## Exercise task
Retype word for word the first line of the listing and each line after it up to the line with "from matplotlib.ticker import MultipleLocator", with the pictures taken out.

►

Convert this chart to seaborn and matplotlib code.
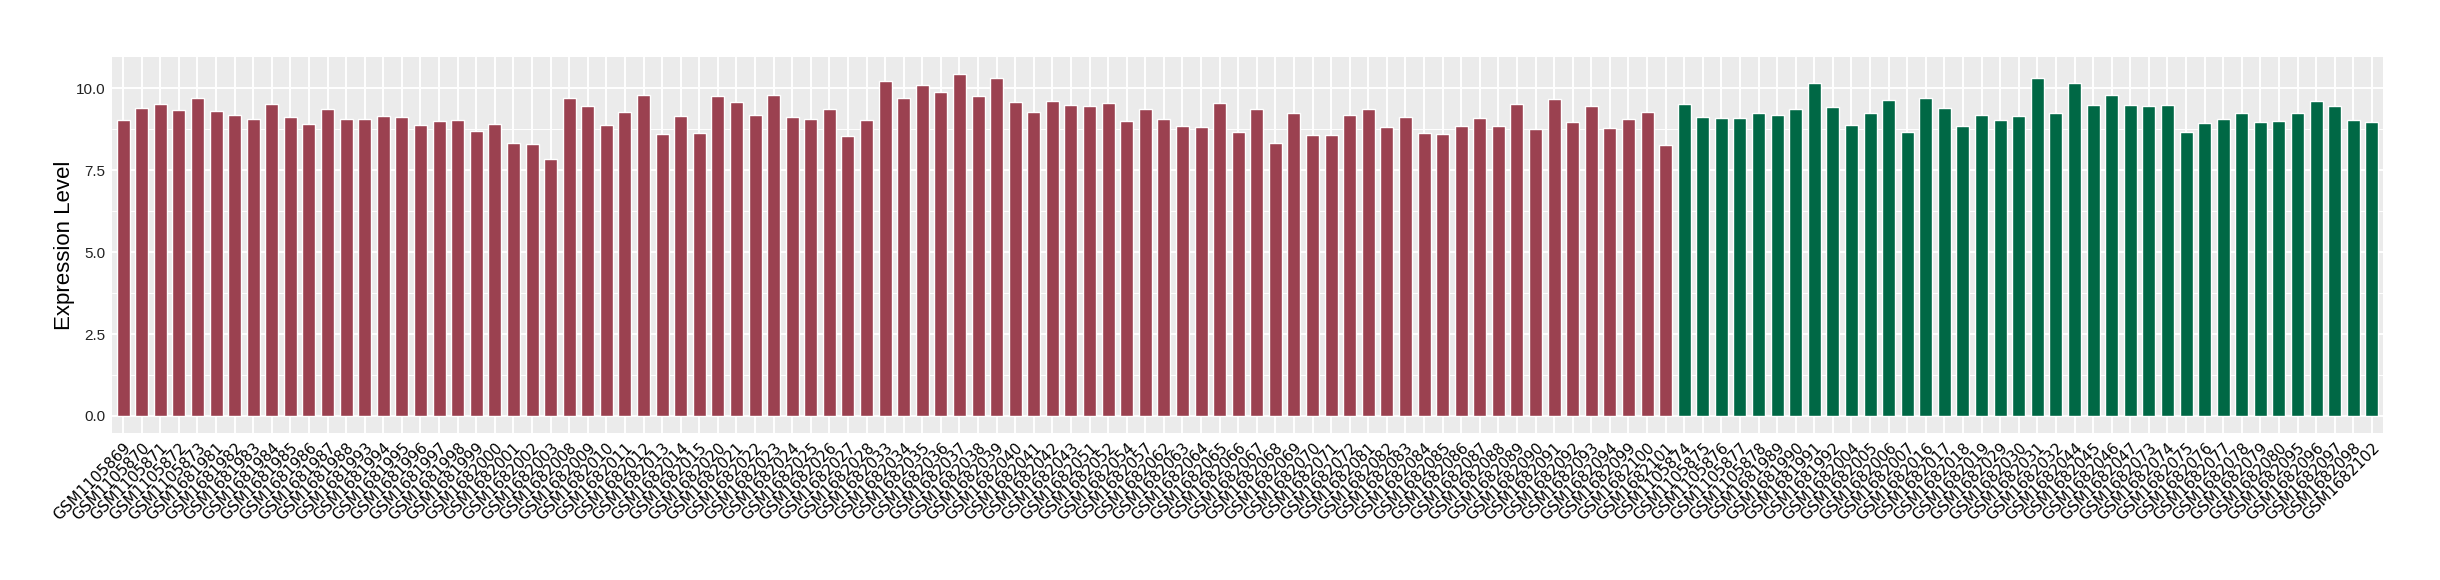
import numpy as np
import pandas as pd
import seaborn as sns
import matplotlib.pyplot as plt
from matplotlib.ticker import MultipleLocator

# -----------------------------
# Data
# -----------------------------
group_a_samples = (
    ["GSM11058%d" % i for i in range(69, 74)]
    + ["GSM16819%d" % i for i in range(81, 89)]
    + ["GSM16819%d" % i for i in range(93, 100)]
    + ["GSM168200%d" % i for i in range(0, 4)]
    + ["GSM16820%02d" % i for i in range(8, 16)]
    + ["GSM16820%d" % i for i in range(20, 29)]
    + ["GSM16820%d" % i for i in range(33, 44)]
    + ["GSM1682051", "GSM1682052", "GSM1682054", "GSM1682057"]
    + ["GSM16820%d" % i for i in range(62, 73)]
    + ["GSM16820%d" % i for i in range(81, 95)]
    + ["GSM1682099", "GSM1682100", "GSM1682101"]
)
group_a_values = [
    9.03, 9.40, 9.52, 9.34, 9.71, 9.31, 9.19, 9.07, 9.52, 9.13,
    8.91, 9.37, 9.07, 9.07, 9.16, 9.13, 8.88, 9.00, 9.03, 8.70,
    8.91, 8.33, 8.30, 7.85, 9.71, 9.46, 8.88, 9.28, 9.80, 8.61,
    9.16, 8.64, 9.77, 9.58, 9.19, 9.80, 9.13, 9.07, 9.37, 8.55,
    9.03, 10.22, 9.71, 10.10, 9.89, 10.44, 9.77, 10.32, 9.58, 9.28,
    9.61, 9.49, 9.46, 9.55, 9.00, 9.37, 9.07, 8.85, 8.82, 9.55,
    8.67, 9.37, 8.33, 9.25, 8.58, 8.58, 9.19, 9.37, 8.82, 9.13,
    8.64, 8.61, 8.85, 9.10, 8.85, 9.52, 8.76, 9.67, 8.97, 9.46,
    8.79, 9.07, 9.28, 8.27,
]

group_b_samples = (
    ["GSM11058%d" % i for i in range(74, 79)]
    + ["GSM1681989", "GSM1681990", "GSM1681991", "GSM1681992"]
    + ["GSM168200%d" % i for i in range(4, 8)]
    + ["GSM16820%d" % i for i in range(16, 20)]
    + ["GSM16820%d" % i for i in range(29, 33)]
    + ["GSM16820%d" % i for i in range(44, 48)]
    + ["GSM16820%d" % i for i in range(73, 81)]
    + ["GSM16820%d" % i for i in range(95, 99)]
    + ["GSM1682102"]
)
group_b_values = [
    9.52, 9.13, 9.10, 9.10, 9.25, 9.19, 9.37, 10.16, 9.43, 8.88,
    9.25, 9.64, 8.67, 9.71, 9.40, 8.85, 9.19, 9.03, 9.16, 10.32,
    9.25, 10.16, 9.49, 9.80, 9.49, 9.46, 9.49, 8.67, 8.94, 9.07,
    9.25, 8.97, 9.00, 9.25, 9.61, 9.46, 9.03, 8.97,
]

group_colors = {"A": "#9B4150", "B": "#006845"}

df = pd.DataFrame({
    "sample": group_a_samples + group_b_samples,
    "value": group_a_values + group_b_values,
    "group": ["A"] * len(group_a_samples) + ["B"] * len(group_b_samples),
})

# -----------------------------
# Plot (ggplot-like grey theme)
# -----------------------------
sns.set_theme(style="darkgrid", rc={
    "axes.facecolor": "#EBEBEB",
    "grid.color": "white",
})
plt.rcParams["font.family"] = ["Liberation Sans", "DejaVu Sans"]

fig = plt.figure(figsize=(24.4, 5.8), dpi=100)
ax = fig.add_axes([112 / 2440, 1 - 433 / 580, (2383 - 112) / 2440, (433 - 57) / 580])

sns.barplot(
    data=df, x="sample", y="value", hue="group", palette=group_colors,
    dodge=False, width=0.7, legend=False, saturation=1, ax=ax, zorder=3,
)

n = len(df)
ax.set_xlim(-0.6, n - 1 + 0.6)
ax.set_ylim(-0.52, 10.96)
ax.yaxis.set_minor_locator(MultipleLocator(1.25))
ax.set_yticks([0, 2.5, 5, 7.5, 10])
ax.set_yticklabels(["0.0", "2.5", "5.0", "7.5", "10.0"], fontsize=11, color="#222222")

ax.grid(which="major", color="white", linewidth=1.4, zorder=0)
ax.grid(which="minor", axis="y", color="white", linewidth=0.7, zorder=0)
ax.set_axisbelow(True)
for s in ax.spines.values():
    s.set_visible(False)

ax.tick_params(axis="both", which="major", length=3, width=0.8, color="#333333", pad=2)
ax.tick_params(axis="y", which="minor", length=0)
plt.setp(ax.get_xticklabels(), rotation=45, ha="right", rotation_mode="anchor",
         fontsize=11, color="black", family="DejaVu Sans")

ax.set_xlabel("")
ax.set_ylabel("Expression Level", fontsize=16, color="black")
ax.yaxis.set_label_coords(-0.0165, 0.5)

fig.savefig("out.png", dpi=100)
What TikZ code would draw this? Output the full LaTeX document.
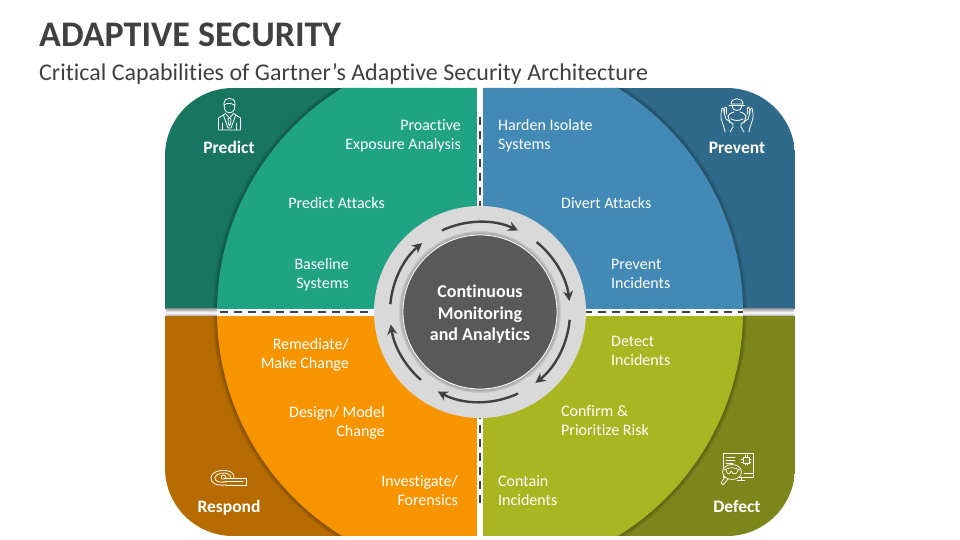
\documentclass[tikz,border=0pt]{standalone}
\usepackage{fontspec}
\setmainfont{Carlito}[Ligatures=NoCommon]
\usetikzlibrary{arrows.meta,shadings}
\definecolor{gL}{HTML}{1FA383}\definecolor{gD}{HTML}{177560}
\definecolor{bL}{HTML}{428AB5}\definecolor{bD}{HTML}{2F6A8A}
\definecolor{oL}{HTML}{F79500}\definecolor{oD}{HTML}{B56B00}
\definecolor{yL}{HTML}{A8B622}\definecolor{yD}{HTML}{7C861B}
\definecolor{ink}{HTML}{404040}\definecolor{ring}{HTML}{D9D9D9}\definecolor{core}{HTML}{595959}
\tikzset{
 lab/.style={text=white,inner sep=0pt,font=\fontsize{16}{19}\selectfont},
 labR/.style={lab,anchor=east,align=right},
 labL/.style={lab,anchor=west,align=left},
 head/.style={text=white,inner sep=0pt,font=\fontsize{17.5}{20}\selectfont\bfseries},
 flow/.style={draw=ink,line width=2.4pt,-{Stealth[length=10pt,width=10pt]}},
 ico/.style={draw=white,line width=.8pt,line cap=round,line join=round},
 seam/.style={draw=ink,line width=2pt,dash pattern=on 8pt off 6pt},
}
\begin{document}
\begin{tikzpicture}[x=1pt,y=1pt]
\useasboundingbox (0,0) rectangle (960,540);
\node[anchor=west,inner sep=0pt,text=ink,font=\fontsize{36}{40}\selectfont\bfseries] (title) at (39,505) {ADAPTIVE SECURITY};
\node[anchor=west,inner sep=0pt,text=ink,font=\fontsize{24}{28}\selectfont] (subtitle) at (39,466) {Critical Capabilities of Gartner’s Adaptive Security Architecture};
% quadrants
\begin{scope}
\clip[rounded corners=68pt] (165,4) rectangle (795,452);
\fill[gD] (165,228) rectangle (480,452);
\fill[bD] (480,228) rectangle (795,452);
\fill[oD] (165,4) rectangle (480,228);
\fill[yD] (480,4) rectangle (795,228);
\foreach \w in {8,5,2}{\draw[black,opacity=.09,line width=\w pt] (480,228) circle[radius=263pt];}
\begin{scope}\clip (165,228) rectangle (480,452);\fill[gL] (480,228) circle[radius=263pt];\end{scope}
\begin{scope}\clip (480,228) rectangle (795,452);\fill[bL] (480,228) circle[radius=263pt];\end{scope}
\begin{scope}\clip (165,4) rectangle (480,228);\fill[oL] (480,228) circle[radius=263pt];\end{scope}
\begin{scope}\clip (480,4) rectangle (795,228);\fill[yL] (480,228) circle[radius=263pt];\end{scope}
\end{scope}
% gaps
\fill[white] (477,0) rectangle (483,460);
\fill[white] (160,224) rectangle (800,231);
\shade[top color=gray!70,bottom color=gray!70,middle color=white] (166,224) rectangle (217,231);
\shade[top color=gray!70,bottom color=gray!70,middle color=white] (743,224) rectangle (794,231);
\coordinate (vt) at (480,423); \coordinate (vb) at (480,34);
\coordinate (hl) at (220,228); \coordinate (hr) at (743,228);
\draw[seam] (vt) -- (vb);
\draw[seam] (hl) -- (hr);
% central ring
\fill[ring] (480,228) circle[radius=106pt];
\foreach \r in {81,80,79}{\fill[black,opacity=.07] (480,228) circle[radius=\r pt];}
\node[circle,draw=white,line width=.8pt,fill=core,minimum size=154pt,inner sep=0pt] (core) at (480,228) {};
\node[inner sep=0pt,text=white,align=center,font=\fontsize{18}{21.5}\selectfont\bfseries] (coretext) at (480,225.5) {Continuous\\Monitoring\\and Analytics};
\draw[flow] ([shift={(480,228)}]115:90) arc[start angle=115,end angle=65,radius=90pt];
\draw[flow] ([shift={(480,228)}]51:90) arc[start angle=51,end angle=7,radius=90pt];
\draw[flow] ([shift={(480,228)}]-5:90) arc[start angle=-5,end angle=-52,radius=90pt];
\draw[flow] ([shift={(480,228)}]-65:90) arc[start angle=-65,end angle=-118,radius=90pt];
\draw[flow] ([shift={(480,228)}]-131:90) arc[start angle=-131,end angle=-172,radius=90pt];
\draw[flow] ([shift={(480,228)}]175:90) arc[start angle=175,end angle=130,radius=90pt];
% labels
\node[labR] (a1) at (461,404) {Proactive\\Exposure Analysis};
\node[labR] (a2) at (385,337) {Predict Attacks};
\node[labR] (a3) at (349,265) {Baseline\\Systems};
\node[labL] (b1) at (498,404) {Harden Isolate\\Systems};
\node[labL] (b2) at (561,337) {Divert Attacks};
\node[labL] (b3) at (611,266.5) {Prevent\\Incidents};
\node[labR] (c1) at (349,185) {Remediate/\\Make Change};
\node[labR] (c2) at (385,117) {Design/ Model\\Change};
\node[labR] (c3) at (458,49.5) {Investigate/\\Forensics};
\node[labL] (d1) at (611,189.5) {Detect\\Incidents};
\node[labL] (d2) at (561,119.5) {Confirm \&\\Prioritize Risk};
\node[labL] (d3) at (498,49.5) {Contain\\Incidents};
\node[head] (h1) at (229,393) {Predict};
\node[head] (h2) at (737,392.5) {Prevent};
\node[head] (h3) at (229,32) {Respond};
\node[head] (h4) at (737,34) {Defect};
% icon: Predict
\begin{scope}[shift={(229.5,425)},ico]
\draw (-5.5,12) .. controls (-6,18) and (5,18.5) .. (5.5,12) -- (5,6) .. controls (4,1) and (-4,1) .. (-5,6) -- cycle;
\draw (-5.5,10) .. controls (-2,12.5) and (2,12) .. (5.5,9.5);
\draw (-4,1.5) -- (-11,-3) -- (-11,-15) -- (11,-15) -- (11,-3) -- (4,1.5);
\draw (-4,1.5) -- (0,-3) -- (4,1.5);
\draw (-6,-.5) -- (-1.5,-13) -- (1.5,-13) -- (6,-.5);
\draw (-1.5,-4) -- (0,-3) -- (1.5,-4) -- (1,-9) -- (0,-11) -- (-1,-9) -- cycle;
\draw (-7,-15) -- (-7,-8); \draw (7,-15) -- (7,-8);
\end{scope}
% icon: Prevent
\begin{scope}[shift={(737,425)},ico]
\draw (-6,11) .. controls (-6,18) and (6,18) .. (6,11) -- (-6,11);
\draw (-8,9.5) -- (8,9.5);
\draw (-5,9) .. controls (-5,3) and (5,3) .. (5,9);
\draw (-9,-1) .. controls (-7,2) and (-4,3) .. (-3,3); \draw (9,-1) .. controls (7,2) and (4,3) .. (3,3);
\draw (-9,-1) -- (-7,-8); \draw (9,-1) -- (7,-8);
\draw (-6,-4) .. controls (-2,-6) and (2,-6) .. (6,-4);
\draw (-12,-17) .. controls (-13,-9) and (-17,-5) .. (-16,1) -- (-15,7) -- (-13.5,6) -- (-12,-1) -- (-11,-4) -- (-4,-9) -- (-4,-12) -- (-7,-17);
\draw (-13,2) -- (-12,8) -- (-10.5,7) -- (-10.5,1);
\draw (12,-17) .. controls (13,-9) and (17,-5) .. (16,1) -- (15,7) -- (13.5,6) -- (12,-1) -- (11,-4) -- (4,-9) -- (4,-12) -- (7,-17);
\draw (13,2) -- (12,8) -- (10.5,7) -- (10.5,1);
\end{scope}
% icon: Respond
\begin{scope}[shift={(228,62)},ico]
\draw (-2,-7) .. controls (-12,-8) and (-18,-5) .. (-17,1) .. controls (-15,8) and (-3,9) .. (3,6) .. controls (6,4) and (6,2) .. (6,0);
\draw (-2,-4) .. controls (-9,-5) and (-14,-3) .. (-13,1) .. controls (-11,5) and (-3,6) .. (0,4) .. controls (2,3) and (3,1) .. (3,0);
\draw (-4,-1) .. controls (-7,-2) and (-8,2) .. (-5,3) .. controls (-3,3) and (-2,2) .. (-2,0);
\draw (-4,0) -- (18,0) -- (18,-7) -- (-2,-7);
\draw (-3,-3.5) -- (15,-3.5);
\end{scope}
% icon: Defect
\begin{scope}[shift={(738,75)},ico,line width=.7pt]
\draw (-14,-12) -- (-15,-12) -- (-15,12) -- (15,12) -- (15,-12) -- (0,-12);
\draw (-12,8) -- (-3,8) (-12,5) -- (-3,5) (-12,2) -- (-5,2);
\draw (5,2) rectangle (11,8);
\draw (3,3) -- (5,3) (3,6) -- (5,6) (11,3) -- (13,3) (11,6) -- (13,6) (7,0) -- (7,2) (9,0) -- (9,2) (7,8) -- (7,10) (9,8) -- (9,10);
\draw (3,-12) -- (3,-15) (-1,-15) -- (7,-15);
\draw (6,-8) -- (15,-8);
\draw[fill=yD] (-6,-7) ellipse[x radius=9.5pt,y radius=7.5pt];
\draw (-13,-12) -- (-17,-18) -- (-15,-20) -- (-10,-14);
\draw (-14,-5) .. controls (-8,-2) and (-4,-2) .. (2,-5);
\draw (-12,-5) .. controls (-11,-10) and (-8,-10) .. (-7,-6) .. controls (-5,-10) and (-1,-10) .. (0,-5);
\end{scope}
\end{tikzpicture}
\end{document}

◄

## Reply
Convert this chart to seaborn and matplotlib code.
import numpy as np
import pandas as pd
import seaborn as sns
import matplotlib.pyplot as plt
from matplotlib.ticker import MultipleLocator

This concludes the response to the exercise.